I’m starting a new series showing photos of Beijing. I hope these seemingly random photos give you a unique perspective on what it is like living in China’s capital.
It isn’t uncommon to see signs and posters like this in clubs and bars in Sanlitun.
In mall bathrooms, you can sometimes find toiled paper dispensers that first need to be scanned with a QR reader before they dispense.
Taken in the same mall as the QR code toilet paper dispenser.
It is right to be fearful of opaque enforcement of law in China, but those who enforce laws are almost always pleasant peasants from some of China’s most rural parts. The two men pictured above were thrilled that I wanted to take their pictures. They each took one with me, and I was the first foreigner they ever talked to.
Beijing’s pace of life is ravenous. The city and its long work hours are soul sucking. Pictured above is someone burning paper. Burning paper is commonly used as a form of familial piety/ancestor worship. It is common throughout the year to burn paper money to provide for dead relatives. I once saw parents burning a paper computer, I’m assuming, to provide digital entertainment to deceased child in the afterlife. The speed of life hasn’t changed China’s most raw traditions.
I love, absolutely unequivocally love, 担担面. Dan Dan Noodles are the best of Chinese noodles. Traditional noodles soaked in a mixture of fiery chili oil, Sichuan pepper corns, sugar, Chinese vinegar, and soy sauce. The silky texture,spicy and complicated, is to die for. I could eat it daily ( I did for a few months). Most versions will include dried and fermented mustard greens- adding a slight sour depth. This is quintessential Sichuan cuisine that should be tried by everyone who can handle heat in their food.

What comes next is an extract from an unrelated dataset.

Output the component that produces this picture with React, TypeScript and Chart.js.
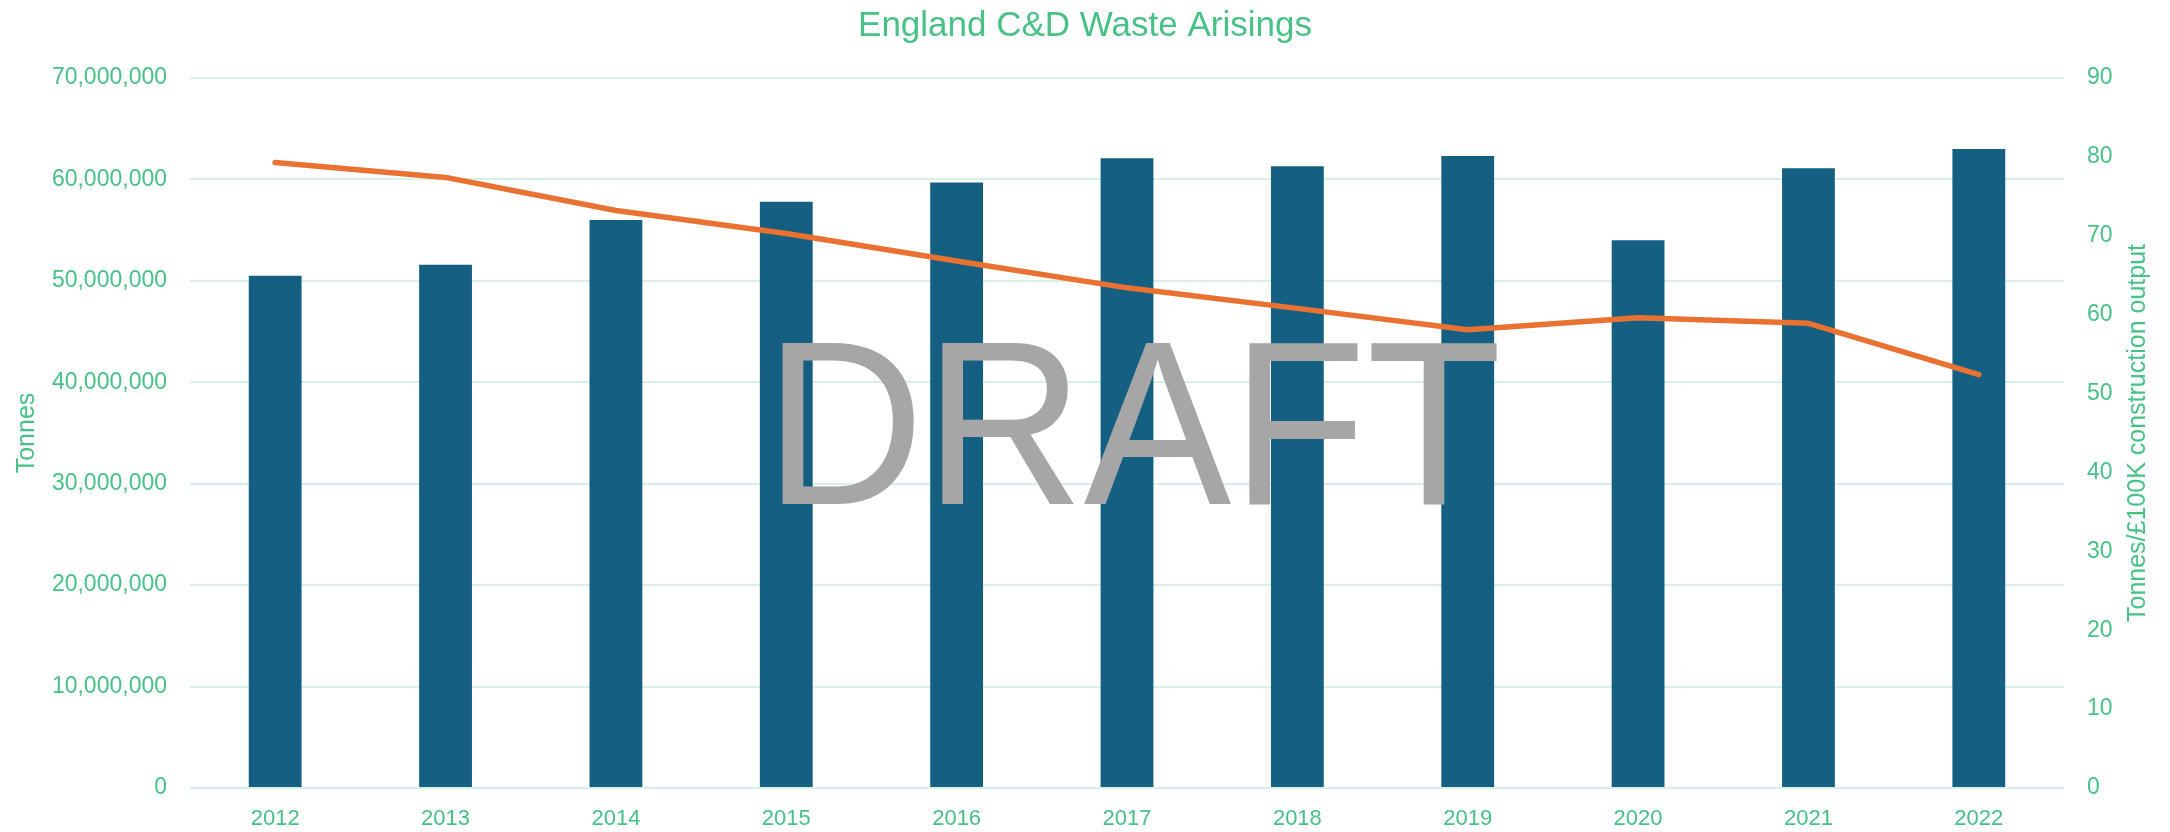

I’ve never had better cocktails than those I had in Beijing. My favorite bar, Bronze (located in Shuangjing), elevates cocktails to fine art. When in Beijing, DO NOT get cocktails in tourist areas (unless you like liquid garbage, then be my guest). Sanlitun has some good cocktail bars, but wealthy residential areas around and in the central business district have some truly spectacular bars.